If you scroll through TikTok or Instagram, only a few swipes can land you in a sea of trends: Y2K low-rise jeans, coquette bows, Stanley cups, and “clean girl” morning routines. Fashion, once a way to show one’s personal style and a form of authentic self-expression, has become a checklist to fit into what the media deems aesthetic. But over time, the comfort of rotting in algorithm-approved aesthetics has faded individuality and authenticity from the mainstream.
At Townsend Harris High School, it is apparent that social media and trends heavily influence what the student body wears. Sprouting from quarantine in 2020, platforms, especially TikTok, turned into havens where aesthetics such as cottage core, dark academia, and the clean girl look can easily explode overnight – overexposing these styles to users globally. While these trends may foster a sense of community and belonging, it leads to everybody dressing as clones of the biggest influencers or the next up-and-coming “cores” or “aesthetics” that are sweeping the media.

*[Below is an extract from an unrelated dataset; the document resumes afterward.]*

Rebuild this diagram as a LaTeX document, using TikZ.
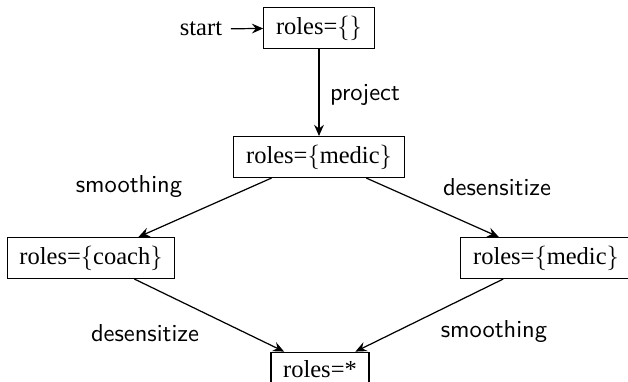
\documentclass[tikz,border=0pt]{standalone}
\usepackage{fontspec}
\setmainfont{Liberation Serif}
\usetikzlibrary{arrows.meta}
\begin{document}
\begin{tikzpicture}[x=0.40816pt,y=-0.40816pt,
  state/.style={draw,inner xsep=5pt,inner ysep=3.33pt,font=\rmfamily},
  lbl/.style={font=\sffamily},
  every path/.style={line width=0.5pt},
  >={Stealth[length=4.6pt,width=4pt,inset=1.6pt]}]
\useasboundingbox (0,0) rectangle (628,381);
\node[state] (n0) at (319,28) {roles=$\{\}$};
\node[font=\rmfamily] (start) at (201,29) {start};
\node[state] (n1) at (319,157) {roles=$\{$medic$\}$};
\node[state] (n2) at (91,258) {roles=$\{$coach$\}$};
\node[state] (n3) at (546,258) {roles=$\{$medic$\}$};
\node[state] (n4) at (320,369) {roles=*};
\draw[->] (start) -- (n0);
\draw[->] (n0) -- (n1);
\draw[->] (n1) -- (n2);
\draw[->] (n1) -- (n3);
\draw[->] (n2) -- (n4);
\draw[->] (n3) -- (n4);
\node[lbl] (l1) at (365,95) {project};
\node[lbl] (l2) at (129,187) {smoothing};
\node[lbl] (l3) at (497,187) {desensitize};
\node[lbl] (l4) at (145,333) {desensitize};
\node[lbl] (l5) at (494,332) {smoothing};
\end{tikzpicture}
\end{document}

It’s easy to forget that these microtrends and subcultures were once built around rebellion and acts of defiance. Punk, hip-hop, goth, grunge, emo, and other styles weren’t curated for approval, but to challenge mainstream norms and rebel. However, when social media recycles the leftovers of aesthetics built on authenticity and standing out, it loses its edge, homogenizing all these styles into one marketable standard for blending in.
Even outside of Tiktok and Instagram, the proof of this shift is everywhere. Walk through the THHS hallways or scroll through Pinterest, you’ll notice the same silhouette repeated: cargo pants, mass-produced polyester graphic tees, the latest trending shoulder-bag, and the coolest new tube top that an influencer labeled a “must-have.” There’s no denying that these looks can be flattering and put-together, but they reveal how sameness has replaced subculture. The acceleration of fashion trends through social media has blurred the line between inspiration and mimicry. It’s everywhere.
This isn’t to say that fitting in is inherently bad. There’s comfort in finding an aesthetic that feels like home, especially when standing out isn’t your forte, you even may prefer the simplicity. On the other hand, the problem arises when people who feel lost turn to the internet to tell them what to be, rather than looking within. There should be no pressure to push people outside of their fashion comfort zones, but at the same time, there should also be no pressure to approach self-expression exactly as the trailblazers of punk, goth, emo, and hip-hop did years ago.
The rise of aesthetic culture doesn’t equal the death of style, but it does challenge us to consider where our influences come from and whether we’re truly expressing ourselves or just reheating the nachos of what’s already been approved as “cool” by influencers. The anecdote to ending this cycle isn’t rejecting aesthetics entirely, but finding new ways to embrace what subcultures once stood for: honesty, rebellion, and the courage to stand out. If there’s an itch to wear something out of the norm, scratch it.